Jonah took a LONG time to figure out that walking fast was serious business and that he did not have time to play "don't step on a crack" at 42nd and 5th. The stroller was an adventure in and of itself. Puddles collect at the ends of the handicapped entry ramps at every street crossing and to avoid them you've got to take the time to pop a stroller wheelie and people just do NOT want to wait for you. People aren't used to looking for little people when avoiding collisions, and so you've got to be proactive in protecting your kids.

That first run to the hotel was the worst - especially since our room wasn't ready when we got there and we had to check our bags and go back out onto the streets. Neither of us is as familiar with NYC as we are with Philly so we didn't really know where to go in the rain and cold when we'd planned to hang at the hotel awhile. We ended up at Applebees, which was prices the same as it is everywhere else in the U.S., thankfully, and though Maeryn lost a blue balloon to the ceiling gods in the restaurant, it was a nice lunchtime excursion.

Our first day in New York was sort of a wash. We walked around a lot, just trying to get our bearings and figure out how to do kids in this city. There were other moms with strollers and kids - but they just DID IT. They were street tough moms who knew the ropes and were out to keep their kids safe. I was impressed and tried to take cues from them. By this morning I was doing pretty well.

We ended up at the NYC Public Library near dinner time, where we found the children's area and Jonah made a BUNCH of little friends and played for over an hour. All of the parents were locals and I asked one of the moms for a good place to eat that was reasonable for the family. She sent me to Bryant Park. We had sort of meandered our way through the little place on our way to the library and thought about ice skating, but skate rental is $12 (skating is free - so if you have ice skates, bring them!) per pair, so we balked since we were running out of funds. The moms at the library directed me to the nearest McDonalds. Michael and I opted not to eat dinner in order to save some cash, we got the kids their usual faire, and then headed back to the hotel.

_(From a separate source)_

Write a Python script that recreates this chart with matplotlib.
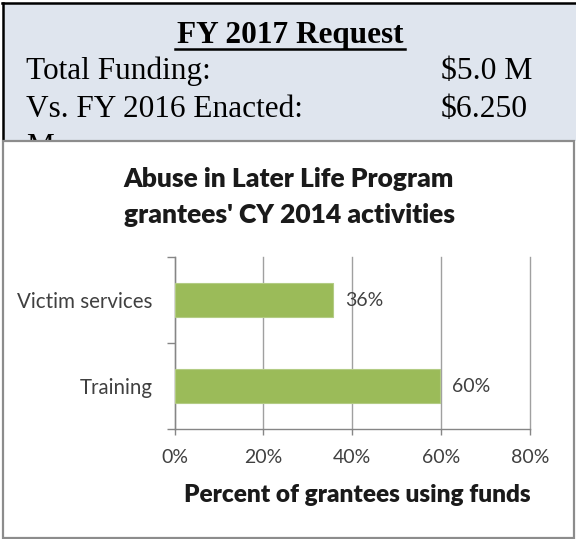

The Comfort Inn Times Square is very small. It would be awesome for one or two people. But not four. NOT kids. Nice place. Clean. Friendly. NOT good for kids. WAY too small.

We met Hanniel, a former student and now good friend and NYC resident, who volunteered to babysit Maeryn (thank goodness!) while Michael, Jonah, and I headed off to Mary Poppins on Broadway. It was great to see Hanni, and GREAT to be headed to a show with our five year old.

The play was magical and fun and well worth the money. Jonah, who is VERY emotionally sensitive, was not afraid for one minute and was totally into the entire thing. He fell asleep before the finale, but got to see most of the story (barring Mary Poppins flying over the audience for her final exit - which was really great to watch) and will talk to you about it for hours if you ask him.

Just for the record, if you are planning a trip to NYC, a Broadway show is a MUST DO. I don't care how much money the ticket costs (if you don't care much what show you see, find the TKTS line in Times Square and rush tickets for cheap the day of), it is worth it. Do note, however, that children under four are not permitted in Broadway houses and if your son or daughter won't be able to sit through it, don't bring them. Don't think "oh, maybe even though they can't do the same activity for more than five minutes including a kids program on TV they'll sit through this expensive and fantastic Broadway play. Don't bring them. If your kid is going to sing along, don't bring them (though some actors ask for the audience to join in and some matinee performances expect it and even encourage it) - though it's cute for them to know the songs to Mary Poppins or the Little Mermaid or what have you, it is not cute for the people in front of the child who paid over $80 to hear a Broadway star sing it - not your adorable little munchkin. It's not a Wiggles concert or even an adult rock concert. It's a Broadway show. No singing along. Please.